As Dr. Taleb says in his book, The Black Swan, we can make good use of the Gaussian approach (i.e. the bell curve) for variables for which there is a rational reason for the largest not to be too far from the average. If there is gravity pulling down numbers, or if there are physical limitations preventing very large observations (say, the length of the tail of a cat), we end up in mediocristan.
Mediocristan is a term coined by Dr. Taleb to denote situations where the Gaussian approach (normal, binomial, poisson etc.) will work.
The Curse of the Bell Curve
The Curse of the Bell Curve, however comes from the fact that we often use the bell curve in situations that bear no resemblance to a normal distribution. Many real life phenomena do not follow the bell curve and yet we assume a normal distribution just because the simplicity of the bell curve is highly tempting. Let us examine some glaring examples here.
Most real life data does not exhibit normal distribution. A normal distribution is more of an exception than a rule. Real world data shows variations (high and low) that are far more frequent than what the bell curve predicts. Even data that seems to be normally distributed may seems so only because our observation period is not long enough.
This is an important lesson for any analyst dealing with real world data. Always check the data for normality.
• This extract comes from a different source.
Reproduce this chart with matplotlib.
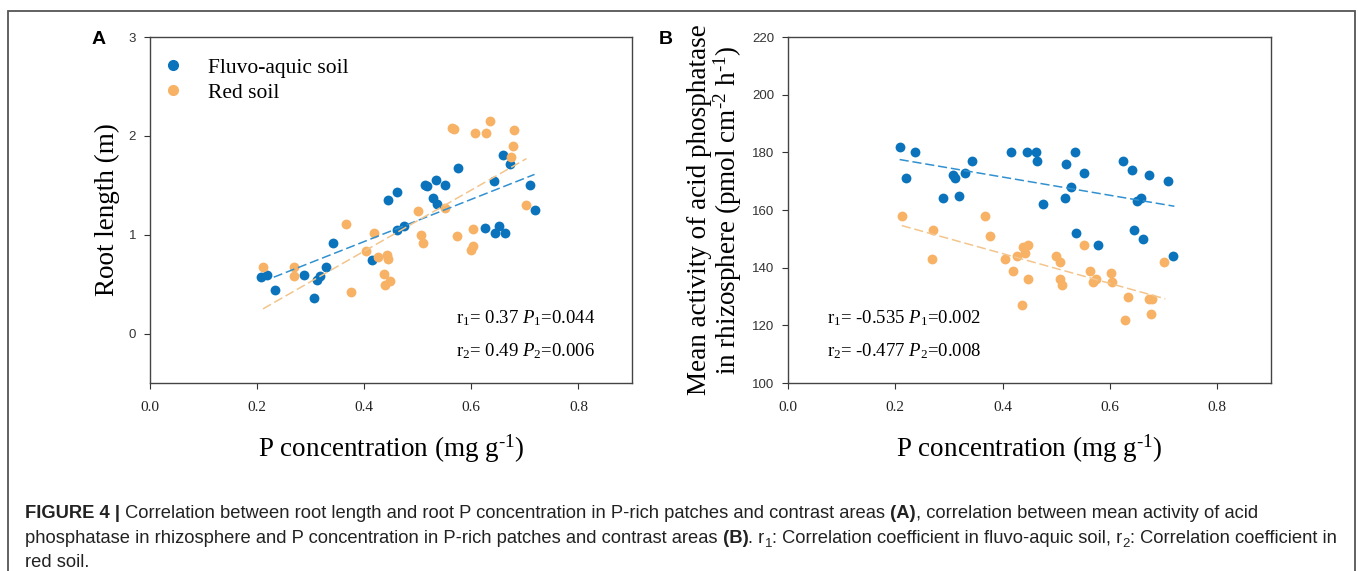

And always look for a rational explanation about why the data should be normal. Only if you are satisfied on both the counts, should you assume a normal distribution. And then also, proceed with caution.
The concept of The Bell Curve is a highly seductive one. Once it gets into your mind it is hard to get past it. Hence be careful about its use.
The bell curve has a lot of uses and it should not be discarded completely. But it should be used judiciously or the consequences can be disastrous.